Retype only what runs from the beginning of the data through the line with "import seaborn as sns"; please omit the pictures and keep every line exact.

-- Provided material start --

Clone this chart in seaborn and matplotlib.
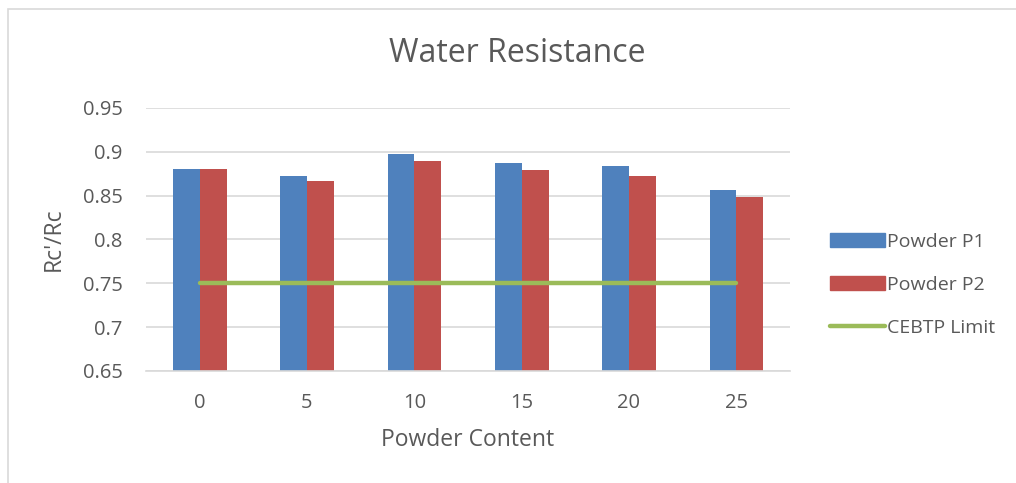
import matplotlib
matplotlib.use("Agg")
import matplotlib.pyplot as plt
from matplotlib.patches import Rectangle
from matplotlib.lines import Line2D
import pandas as pd
import seaborn as sns

categories = ["0", "5", "10", "15", "20", "25"]
powder_p1 = [0.880, 0.872, 0.897, 0.887, 0.884, 0.857]
powder_p2 = [0.880, 0.867, 0.889, 0.879, 0.873, 0.848]
cebtp_limit = [0.75, 0.75, 0.75, 0.75, 0.75, 0.75]
series_names = ["Powder P1", "Powder P2", "CEBTP Limit"]
y_ticks = [0.65, 0.7, 0.75, 0.8, 0.85, 0.9, 0.95]
y_tick_labels = ["0.65", "0.7", "0.75", "0.8", "0.85", "0.9", "0.95"]

blue, red, green = "#4F81BD", "#C0504D", "#9BBB59"
text_col = "#595959"
grid_col = "#D9D9D9"

sns.set_style("white")
plt.rcParams["font.family"] = ["Open Sans", "DejaVu Sans"]

df = pd.DataFrame({
    "content": categories * 2,
    "value": powder_p1 + powder_p2,
    "series": [series_names[0]] * 6 + [series_names[1]] * 6,
})

fig = plt.figure(figsize=(10.16, 4.83), dpi=100)
ax = fig.add_axes([146 / 1016, 112 / 483, 644 / 1016, 263 / 483])

sns.barplot(data=df, x="content", y="value", hue="series", order=categories,
            palette=[blue, red], width=0.5, ax=ax, legend=False,
            edgecolor="none", saturation=1)
ax.plot(range(len(categories)), cebtp_limit, color=green, lw=3.2,
        solid_capstyle="round", zorder=5)

ax.set_xlim(-0.5, len(categories) - 0.5)
ax.set_ylim(0.65, 0.95)
ax.set_yticks(y_ticks)
ax.set_yticklabels(y_tick_labels)
ax.yaxis.grid(True, color=grid_col, lw=1.2)
ax.set_axisbelow(True)
for s in ["top", "right", "left"]:
    ax.spines[s].set_visible(False)
ax.spines["bottom"].set_color(grid_col)
ax.spines["bottom"].set_linewidth(1.2)
ax.tick_params(axis="both", length=0, labelsize=14.5, colors=text_col)
ax.tick_params(axis="y", pad=17)
ax.tick_params(axis="x", pad=16)

ax.set_xlabel("Powder Content", fontsize=16.5, color=text_col, labelpad=11)
ax.set_ylabel("Rc'/Rc", fontsize=16.5, color=text_col, labelpad=12)
fig.text(0.509, 0.89, "Water Resistance", ha="center", va="center",
         fontsize=23, color=text_col)

handles = [
    Rectangle((0, 0), 1, 1, color=blue),
    Rectangle((0, 0), 1, 1, color=red),
    Line2D([0], [0], color=green, lw=3.2, solid_capstyle="round"),
]
fig.legend(handles, series_names, loc="center left",
           bbox_to_anchor=(822 / 1016, 1 - 285 / 483),
           frameon=False, fontsize=14, labelcolor=text_col,
           handlelength=2.85, handleheight=0.72, handletextpad=0.1,
           labelspacing=1.3, borderaxespad=0)

# chart border
fig.add_artist(Rectangle((8 / 1016, -0.1), 1.1, 1 - 9 / 483 + 0.1,
                         transform=fig.transFigure, fill=False,
                         edgecolor="#D9D9D9", lw=1.2))

fig.savefig("out.png", dpi=100)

-- Provided material end --

[Full answer]
Clone this chart in seaborn and matplotlib.
import matplotlib
matplotlib.use("Agg")
import matplotlib.pyplot as plt
from matplotlib.patches import Rectangle
from matplotlib.lines import Line2D
import pandas as pd
import seaborn as sns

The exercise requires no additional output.